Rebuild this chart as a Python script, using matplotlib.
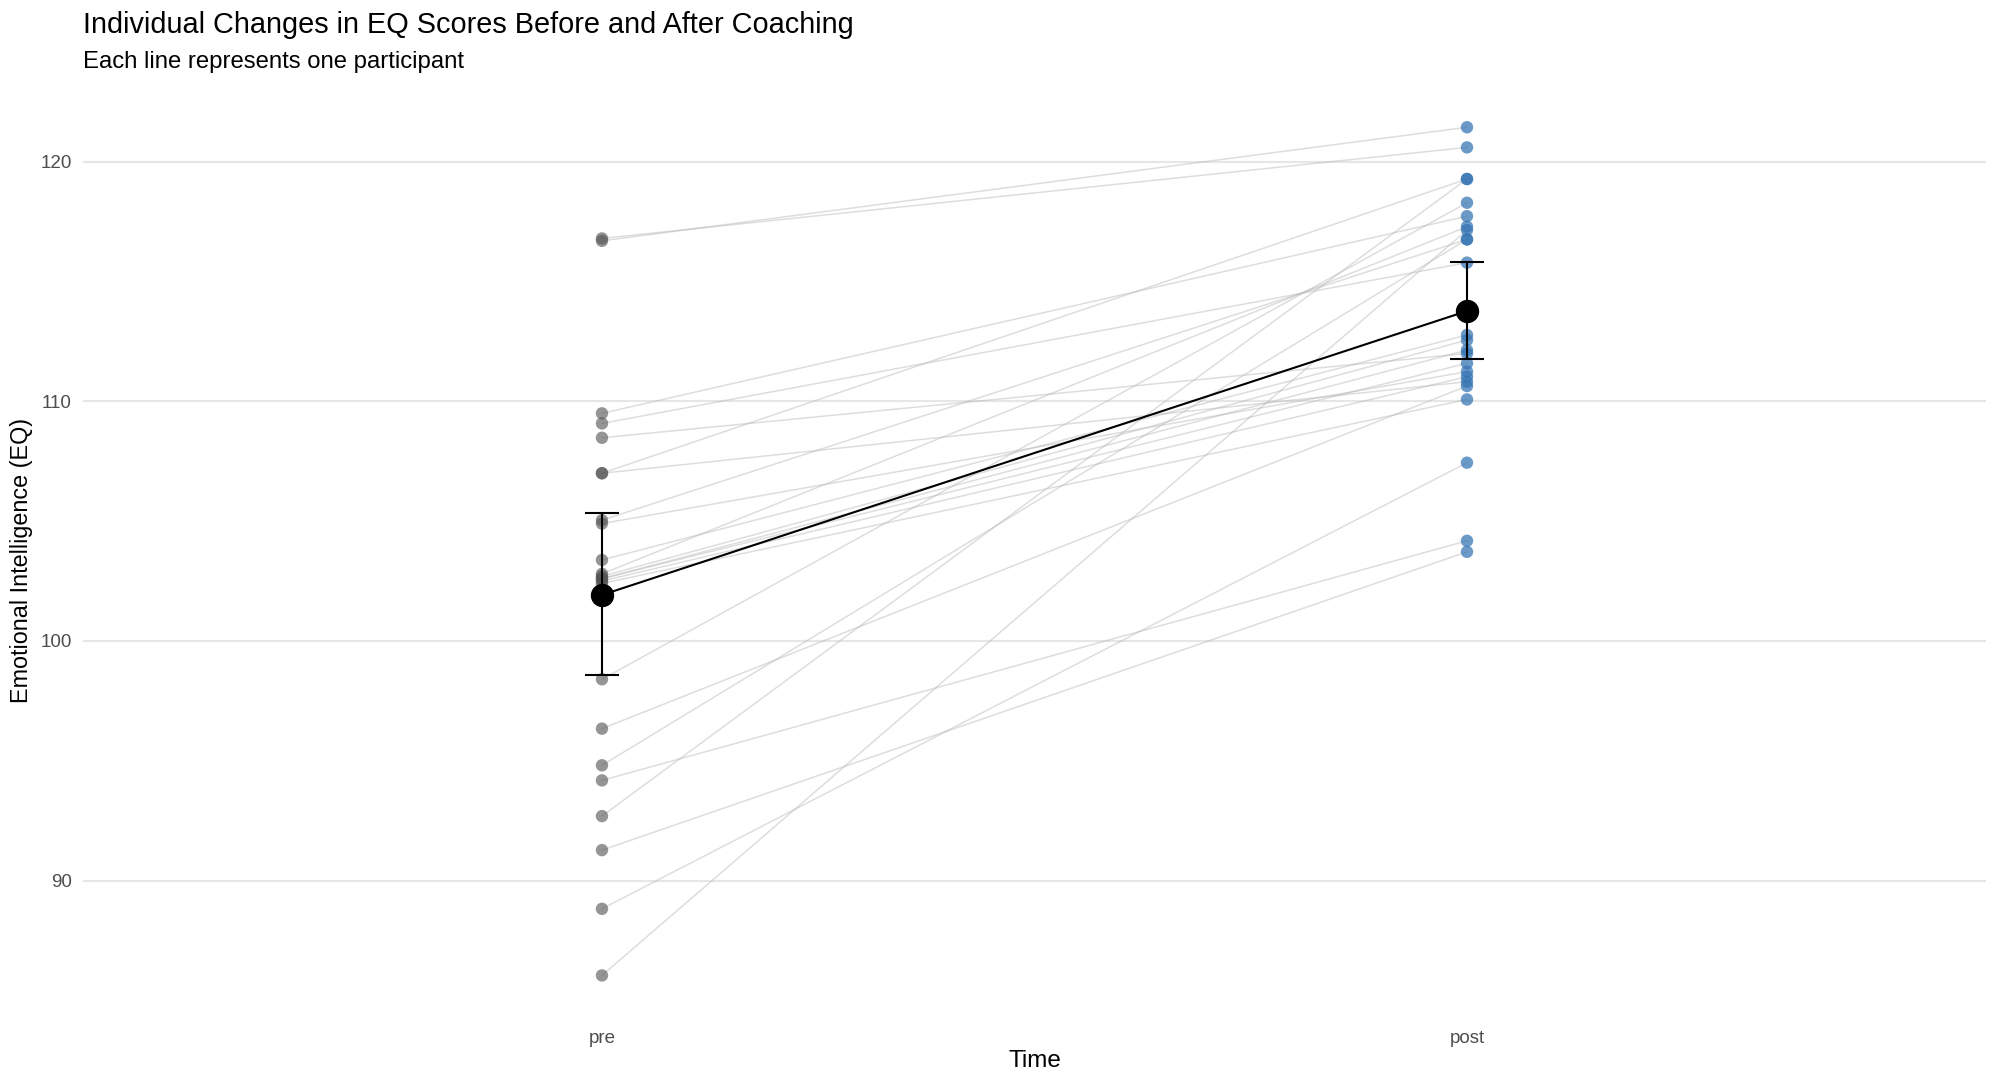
import numpy as np
import matplotlib
matplotlib.use("Agg")
import matplotlib.pyplot as plt

plt.rcParams['font.family'] = ['Liberation Sans', 'DejaVu Sans']

# data (one entry per participant)
time_labels = ["pre", "post"]
pre = [116.70, 116.80, 109.50, 109.08, 108.48, 107.00, 107.00, 105.04, 104.90,
       103.38, 98.40, 96.34, 94.81, 94.18, 92.69, 91.27, 88.82, 86.04,
       102.80, 102.70, 102.60, 102.60, 102.50, 102.40]
post = [121.44, 120.60, 117.73, 115.79, 112.00, 119.28, 110.82, 116.76, 111.24,
        112.77, 118.29, 110.64, 116.76, 104.18, 119.28, 103.72, 107.44, 117.15,
        117.29, 112.56, 112.14, 111.59, 111.03, 110.08]

# group summaries (mean with 95% CI)
means = [101.92, 113.77]
ci_low = [98.59, 111.75]
ci_high = [105.33, 115.83]

fig = plt.figure(figsize=(19.99, 10.88), dpi=100)
ax = fig.add_axes([0.0415, 0.0645, 0.952, 0.8575])

x = np.arange(1, len(time_labels) + 1)

# participant lines
for a, b in zip(pre, post):
    ax.plot(x, [a, b], color='#b5b5b5', alpha=0.45, lw=1.1, zorder=2)

ax.scatter(np.full(len(pre), x[0]), pre, s=80, color='#555555', alpha=0.62,
           edgecolors='none', zorder=3)
ax.scatter(np.full(len(post), x[1]), post, s=80, color='#3474B3', alpha=0.72,
           edgecolors='none', zorder=3)

# mean and error bars
means = np.array(means)
yerr = [means - np.array(ci_low), np.array(ci_high) - means]
ax.errorbar(x, means, yerr=yerr, fmt='none', ecolor='black', elinewidth=1.5,
            capsize=12, capthick=1.5, zorder=4)
ax.plot(x, means, color='black', lw=1.5, zorder=5)
ax.scatter(x, means, s=250, color='black', zorder=6)

ax.set_xlim(0.4, 2.6)
lo, hi = min(pre), max(post)
pad = (hi - lo) * 0.05
ax.set_ylim(lo - pad, hi + pad)
ax.set_xticks(x)
ax.set_xticklabels(time_labels)
ax.set_yticks([90, 100, 110, 120])

for s in ax.spines.values():
    s.set_visible(False)
ax.tick_params(axis='both', length=0, labelsize=13.5, labelcolor='#4D4D4D')
ax.tick_params(axis='y', pad=8)
ax.tick_params(axis='x', pad=9)
ax.grid(axis='y', color='#E6E6E6', lw=1.5)
ax.set_axisbelow(True)

ax.set_xlabel("Time", fontsize=17.5)
ax.set_ylabel("Emotional Intelligence (EQ)", fontsize=16.8)
ax.xaxis.set_label_coords(0.5, -0.034)
ax.yaxis.set_label_coords(-0.026, 0.49)

fig.text(0.0415, 0.977, "Individual Changes in EQ Scores Before and After Coaching",
         fontsize=20.8, va='center', ha='left')
fig.text(0.0415, 0.943, "Each line represents one participant",
         fontsize=17.2, va='center', ha='left')

fig.savefig("out.png", dpi=100)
══════════
What needs to be done
Leaving out the pictures, repeat the data above exactly.

Final result
Rebuild this chart as a Python script, using matplotlib.
import numpy as np
import matplotlib
matplotlib.use("Agg")
import matplotlib.pyplot as plt

plt.rcParams['font.family'] = ['Liberation Sans', 'DejaVu Sans']

# data (one entry per participant)
time_labels = ["pre", "post"]
pre = [116.70, 116.80, 109.50, 109.08, 108.48, 107.00, 107.00, 105.04, 104.90,
       103.38, 98.40, 96.34, 94.81, 94.18, 92.69, 91.27, 88.82, 86.04,
       102.80, 102.70, 102.60, 102.60, 102.50, 102.40]
post = [121.44, 120.60, 117.73, 115.79, 112.00, 119.28, 110.82, 116.76, 111.24,
        112.77, 118.29, 110.64, 116.76, 104.18, 119.28, 103.72, 107.44, 117.15,
        117.29, 112.56, 112.14, 111.59, 111.03, 110.08]

# group summaries (mean with 95% CI)
means = [101.92, 113.77]
ci_low = [98.59, 111.75]
ci_high = [105.33, 115.83]

fig = plt.figure(figsize=(19.99, 10.88), dpi=100)
ax = fig.add_axes([0.0415, 0.0645, 0.952, 0.8575])

x = np.arange(1, len(time_labels) + 1)

# participant lines
for a, b in zip(pre, post):
    ax.plot(x, [a, b], color='#b5b5b5', alpha=0.45, lw=1.1, zorder=2)

ax.scatter(np.full(len(pre), x[0]), pre, s=80, color='#555555', alpha=0.62,
           edgecolors='none', zorder=3)
ax.scatter(np.full(len(post), x[1]), post, s=80, color='#3474B3', alpha=0.72,
           edgecolors='none', zorder=3)

# mean and error bars
means = np.array(means)
yerr = [means - np.array(ci_low), np.array(ci_high) - means]
ax.errorbar(x, means, yerr=yerr, fmt='none', ecolor='black', elinewidth=1.5,
            capsize=12, capthick=1.5, zorder=4)
ax.plot(x, means, color='black', lw=1.5, zorder=5)
ax.scatter(x, means, s=250, color='black', zorder=6)

ax.set_xlim(0.4, 2.6)
lo, hi = min(pre), max(post)
pad = (hi - lo) * 0.05
ax.set_ylim(lo - pad, hi + pad)
ax.set_xticks(x)
ax.set_xticklabels(time_labels)
ax.set_yticks([90, 100, 110, 120])

for s in ax.spines.values():
    s.set_visible(False)
ax.tick_params(axis='both', length=0, labelsize=13.5, labelcolor='#4D4D4D')
ax.tick_params(axis='y', pad=8)
ax.tick_params(axis='x', pad=9)
ax.grid(axis='y', color='#E6E6E6', lw=1.5)
ax.set_axisbelow(True)

ax.set_xlabel("Time", fontsize=17.5)
ax.set_ylabel("Emotional Intelligence (EQ)", fontsize=16.8)
ax.xaxis.set_label_coords(0.5, -0.034)
ax.yaxis.set_label_coords(-0.026, 0.49)

fig.text(0.0415, 0.977, "Individual Changes in EQ Scores Before and After Coaching",
         fontsize=20.8, va='center', ha='left')
fig.text(0.0415, 0.943, "Each line represents one participant",
         fontsize=17.2, va='center', ha='left')

fig.savefig("out.png", dpi=100)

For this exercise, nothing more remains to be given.